Our prosperity – something which we all took for granted during the past quarter of a century, because even when the banking smash happened, in 2008, the experts were on hand to fix it, and to create magic money by quantitative easing, is now at risk

The International Chamber of Commerce 2016 Global Survey on Trade Finance, published in December, reports that a growing number of banks are concerned about their ability to finance international trade. In the survey, 61% of the 357 respondents – national, regional and global banks with trade finance functions from 109 countries – reported a global shortage of trade finance. This is a sharp change on earlier years and is connected to the collapse in commodity prices, but the health of the banks is a factor, too…

I don’t need to tell you – no Letter of Credit means no Bill of Lading. We last saw this back in the Asian crisis of 1997. This time – not just Southeast Asia.

The World Trade Organisation is similarly gloomy.

Bulk carrier rates have perked up mainly, so far as I can see, because the spring recovery coincided with the Connecticut Maritime Association’s annual shindig, tanker rates may be heading south, and boxboat charter rates are just off the floor because of the alliance reshuffles. These grim rates are in place despite the ports of the world being generally busy to the point of congestion, which tells us that we are hugely, hugely, overtonnaged.
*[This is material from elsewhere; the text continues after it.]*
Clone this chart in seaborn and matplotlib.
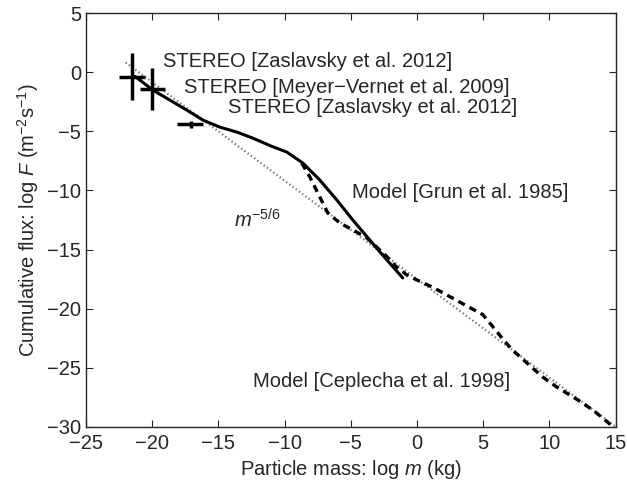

We are being led on a rope by blind people, who do not know that they are teetering on the edge of a chasm. The emperor has no clothes.

Andrew Craig-Bennett

Andrew Craig-Bennett works for a well known Asian shipowner. Previous employers include Wallem, China Navigation, Charles Taylor Consulting and Swire Pacific Offshore. Andrew was also a columnist for Lloyd's List for a decade.

Comments

  1. Thanks for this comment. Insightful because as you rightly say, no one wants to call out the emperor’s nakedness and you did. Who will listen to the child? I hope it’s not a case of “going to hell in a handbasket” – shall I remain sanguine?

  2. Once again you are spot on.

    We are still in denial yet when the debt overhang hits upon us we’ll know that we are up for a tectonic shift.
    Ultra loose policies are not enough to conceal the displacement underway.

    the whole affair resembles liquefaction: if untouched it seems robust, give it a list and you’ll capsize.

  3. I should point out an error; the last time when trade finance dried up and caused mass unemployment of ships was of course 2008, after the failure of Lehman Brothers, and not 1997. But the circumstances were similar.